**Task statement:** In the listing below, identify each line with the word "matplotlib" and return those lines.

**Recorded data:**
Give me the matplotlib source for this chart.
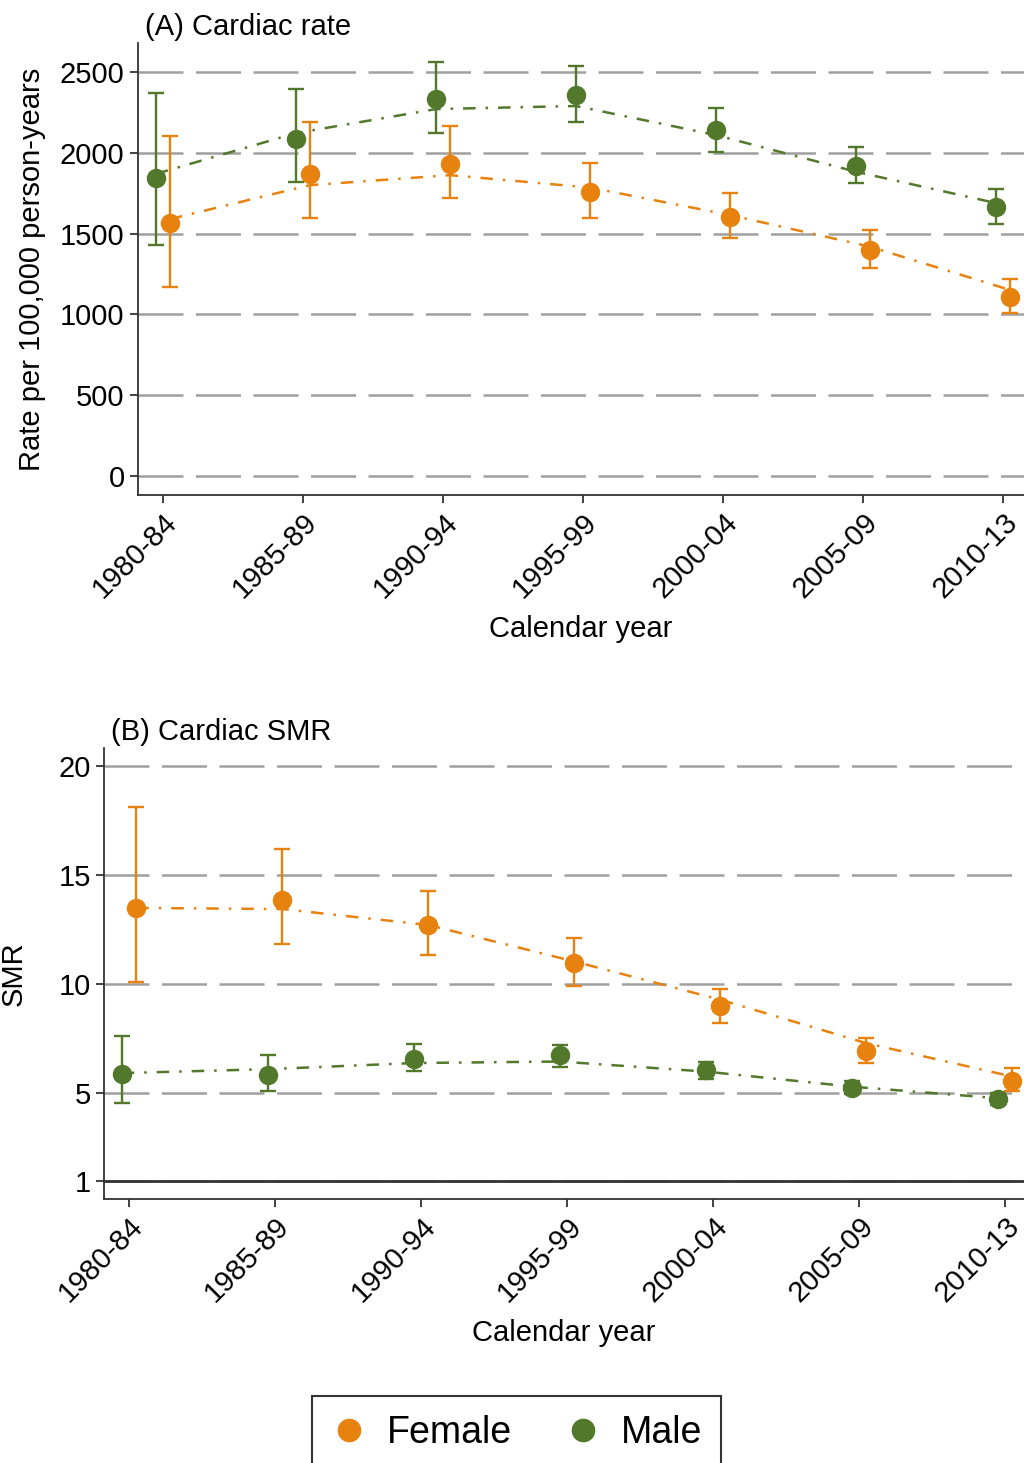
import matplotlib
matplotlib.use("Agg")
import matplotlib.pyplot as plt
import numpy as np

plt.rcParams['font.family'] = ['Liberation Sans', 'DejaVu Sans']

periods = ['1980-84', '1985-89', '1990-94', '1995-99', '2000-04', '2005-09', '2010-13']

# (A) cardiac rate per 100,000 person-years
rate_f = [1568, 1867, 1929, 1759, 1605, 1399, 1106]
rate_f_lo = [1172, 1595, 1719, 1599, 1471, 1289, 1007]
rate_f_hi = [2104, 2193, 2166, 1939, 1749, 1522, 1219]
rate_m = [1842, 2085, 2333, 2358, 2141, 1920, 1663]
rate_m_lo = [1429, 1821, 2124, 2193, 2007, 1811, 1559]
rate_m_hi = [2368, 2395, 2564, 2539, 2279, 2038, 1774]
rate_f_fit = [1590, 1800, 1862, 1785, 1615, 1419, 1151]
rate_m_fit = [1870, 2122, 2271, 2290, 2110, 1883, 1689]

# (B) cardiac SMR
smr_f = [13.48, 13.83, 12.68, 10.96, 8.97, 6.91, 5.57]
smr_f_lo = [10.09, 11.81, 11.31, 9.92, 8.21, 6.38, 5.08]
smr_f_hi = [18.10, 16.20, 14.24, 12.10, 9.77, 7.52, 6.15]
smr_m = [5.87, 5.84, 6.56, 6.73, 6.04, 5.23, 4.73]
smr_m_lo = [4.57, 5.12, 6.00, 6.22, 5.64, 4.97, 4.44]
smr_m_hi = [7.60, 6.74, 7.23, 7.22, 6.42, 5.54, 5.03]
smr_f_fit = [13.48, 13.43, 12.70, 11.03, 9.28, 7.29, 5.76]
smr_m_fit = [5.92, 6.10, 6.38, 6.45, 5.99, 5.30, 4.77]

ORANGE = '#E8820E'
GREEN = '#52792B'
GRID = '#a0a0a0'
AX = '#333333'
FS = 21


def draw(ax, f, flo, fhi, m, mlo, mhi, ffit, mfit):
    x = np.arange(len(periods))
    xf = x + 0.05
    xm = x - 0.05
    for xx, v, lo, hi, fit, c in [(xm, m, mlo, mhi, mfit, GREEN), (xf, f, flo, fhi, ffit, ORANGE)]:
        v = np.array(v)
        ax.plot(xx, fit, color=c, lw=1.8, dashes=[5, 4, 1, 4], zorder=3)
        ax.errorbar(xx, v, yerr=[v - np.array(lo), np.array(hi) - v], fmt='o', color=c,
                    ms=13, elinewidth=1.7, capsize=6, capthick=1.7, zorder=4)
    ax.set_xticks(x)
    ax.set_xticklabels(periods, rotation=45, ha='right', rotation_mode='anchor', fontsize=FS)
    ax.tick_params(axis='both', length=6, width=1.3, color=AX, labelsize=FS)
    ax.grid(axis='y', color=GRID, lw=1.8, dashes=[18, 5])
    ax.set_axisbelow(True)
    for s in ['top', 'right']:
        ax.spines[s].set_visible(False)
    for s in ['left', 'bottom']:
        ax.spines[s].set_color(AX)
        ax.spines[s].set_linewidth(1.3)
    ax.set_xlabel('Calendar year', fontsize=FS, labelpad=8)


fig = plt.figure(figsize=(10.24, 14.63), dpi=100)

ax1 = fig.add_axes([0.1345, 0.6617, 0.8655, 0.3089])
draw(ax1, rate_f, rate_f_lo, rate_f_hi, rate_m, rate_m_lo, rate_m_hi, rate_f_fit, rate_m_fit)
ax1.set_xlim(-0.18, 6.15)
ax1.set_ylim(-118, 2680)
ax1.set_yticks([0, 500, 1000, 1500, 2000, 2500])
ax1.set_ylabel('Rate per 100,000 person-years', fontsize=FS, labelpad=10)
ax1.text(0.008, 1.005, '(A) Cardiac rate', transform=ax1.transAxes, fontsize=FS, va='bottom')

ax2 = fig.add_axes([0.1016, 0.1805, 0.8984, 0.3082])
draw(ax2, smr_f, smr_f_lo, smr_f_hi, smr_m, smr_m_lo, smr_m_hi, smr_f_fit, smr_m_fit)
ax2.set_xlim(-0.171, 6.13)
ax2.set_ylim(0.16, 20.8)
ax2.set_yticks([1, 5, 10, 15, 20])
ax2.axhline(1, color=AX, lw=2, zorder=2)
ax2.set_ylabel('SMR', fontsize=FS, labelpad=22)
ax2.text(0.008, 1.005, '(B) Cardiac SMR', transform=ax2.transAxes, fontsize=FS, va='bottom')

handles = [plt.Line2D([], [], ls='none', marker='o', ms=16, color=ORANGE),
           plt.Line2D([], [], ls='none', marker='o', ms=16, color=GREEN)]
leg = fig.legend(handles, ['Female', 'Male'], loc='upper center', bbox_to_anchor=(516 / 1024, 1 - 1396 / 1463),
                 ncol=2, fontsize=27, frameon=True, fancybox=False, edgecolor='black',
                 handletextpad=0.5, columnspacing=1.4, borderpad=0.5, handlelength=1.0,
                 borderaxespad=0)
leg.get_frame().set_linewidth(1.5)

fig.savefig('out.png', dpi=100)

**The completed task:**
Give me the matplotlib source for this chart.
import matplotlib
matplotlib.use("Agg")
import matplotlib.pyplot as plt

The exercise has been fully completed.